Fragen Sie fünf SPÖ-Funktionäre in Österreich, wofür
die Partei politisch eigentlich stehe, bekommen Sie mindestens sieben verschiedene
Antworten: von der Koalitionsfrage mit der FPÖ bis hin zur Frage der Integration.
Die SPÖ hat sich ideologisch zu einer "Partei ohne Eigenschaften"
entwickelt, die die sozialdemokratischen Grundwerte in den vergangenen Jahren
sukzessive auf dem Koalitionsaltar mit der ÖVP opfern musste.
Gerade
eben scheiterte die Kanzlerpartei mit einem sozialdemokratischen Klassiker wie
der Mietrechtsreform am Widerstand der ÖVP, wieder einmal. Auch wenn sich
der neue SP-Parteivorsitzende zumindest rhetorisch bemüht, an sozialdemokratische
Paradigmen anzuschließen (Wertschöpfungsabgabe), so bleibt der Verlust
der Glaubwürdigkeit ebenso hoch wie der Verrat an den Grundwerten der Sozialdemokratie.
Die
drei Pfeile, die den ideologischen Kampf der Sozialdemokraten gegen Faschismus,
Kapitalismus und Klerikalismus symbolisieren, sind stumpf geworden. Wenn man
diese drei ideologischen Werte konsequent ins 21. Jahrhundert vorwärtsdenkt,
dann wird das Versagen der Sozialdemokratie insbesondere im aktuellen Diskurs
rund um das Verhältnis zwischen SPÖ und dem Islam sichtbar.
Antiklerikalen
Pfad verlassen
Die SPÖ hat sich mit der Kirche in Österreich
immer bestens arrangiert, und schon früh verließen die politisch
Verantwortlichen den antiklerikalen Pfad, oftmals aus politischem Kalkül.
So konnte sich Österreich auch nie zu einer echten laizistischen Demokratie
entwickeln.
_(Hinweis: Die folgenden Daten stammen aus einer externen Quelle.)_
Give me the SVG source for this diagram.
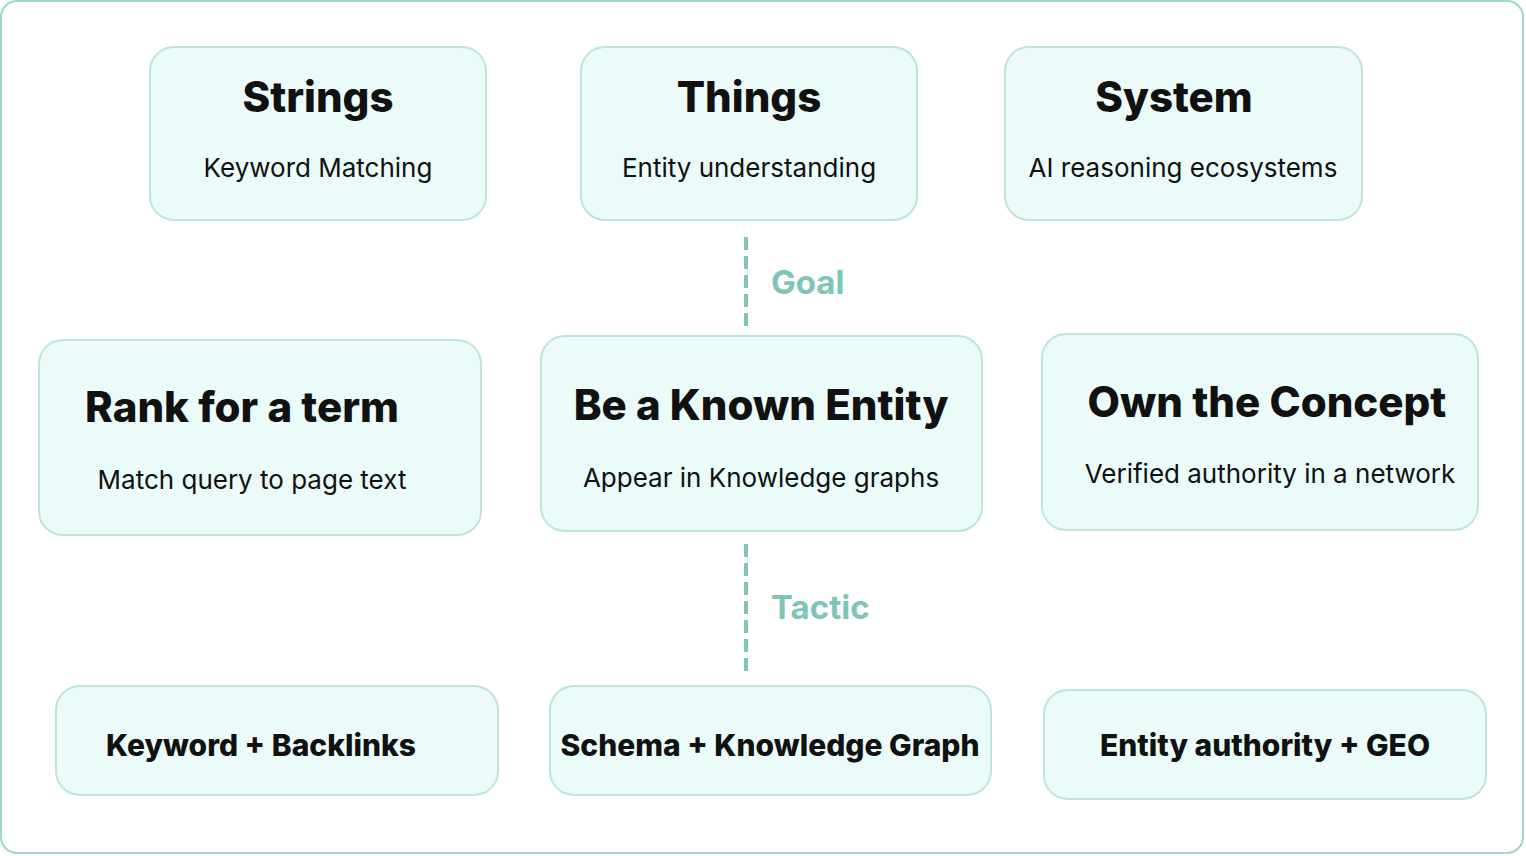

Die in Österreich vorherrschende katholische Kirche büßte
ihren mächtigen Einfluss nur deswegen ein, weil eine Reihe von unglaublichen
Missbrauchsskandalen das System Kirche fast zum Einsturz brachte.
Die
katholische Kirche ist nach wie vor so intensiv mit sich selbst und ihrer Glaubwürdigkeit
beschäftigt, sodass ihr Einfluss auf die Gesellschaft enorm zurückgegangen
ist. Die aktuellen Kirchenvertreter treten derart demütig in der Öffentlichkeit
auf, dass diese sogar bei hartgesottenen Atheisten ein gewisses Maß an
Mitleid auslösen. Die Politik und im Speziellen die Sozialdemokratie
verabsäumen es, die Trennung zwischen Kirche und Staat klar zu definieren,
um diese auch zu leben. Das könnte sich nun rächen.
Islamkritik
wurde tabuisiert
Mit der rasanten Zunahme der Muslime in Österreich
von 160.000 im Jahr 1991 auf knapp 600.000 im Jahr 2015 wächst eine Glaubensgemeinschaft
heran, die teilweise andere Ansprüche mitbringt, was die Säkularisierung
betrifft. Die Aufregung rund um die islamischen Kindergärten zeigt eindrucksvoll
die naive Blauäugigkeit der politisch Verantwortlichen auf, und man wird
sehen, ob die Sozialdemokratie die richtigen Lehren daraus zieht.
Jahrelang
wurde die Kritik am Islam innerhalb der Linken in der SPÖ groteskerweise
tabuisiert, und ein Diskurs darüber wurde verunmöglicht. Beunruhigend
ist aber auch das generelle Stillschweigen der SPÖ gegenüber verschiedenen
islamischen reaktionären Gruppen und eigenen Funktionären, die ganz
offen für Erdoğan und dessen reaktionäre AKP in Österreich demonstrieren.
Während
alle anderen Parteien, sogar die Grünen mit Peter Pilz und Efgani Dönmez
dieses Problem aufzeigen und ganz scharf kritisieren, zaudert die SPÖ mit
klaren Ansagen in den eigenen Reihen. Bundeskanzler Christian Kern hat gegenüber
der Türkei bewiesen, dass er zu diesen notwendigen klaren Aussagen durchaus
im Stande ist. Nun erwarten viele in der SPÖ, dass er diese Klarheit
in seiner Funktion als SPÖ-Vorsitzender auch in der eigenen Partei umsetzt
und somit ein Stück sozialdemokratische Glaubwürdigkeit wiederherstellt.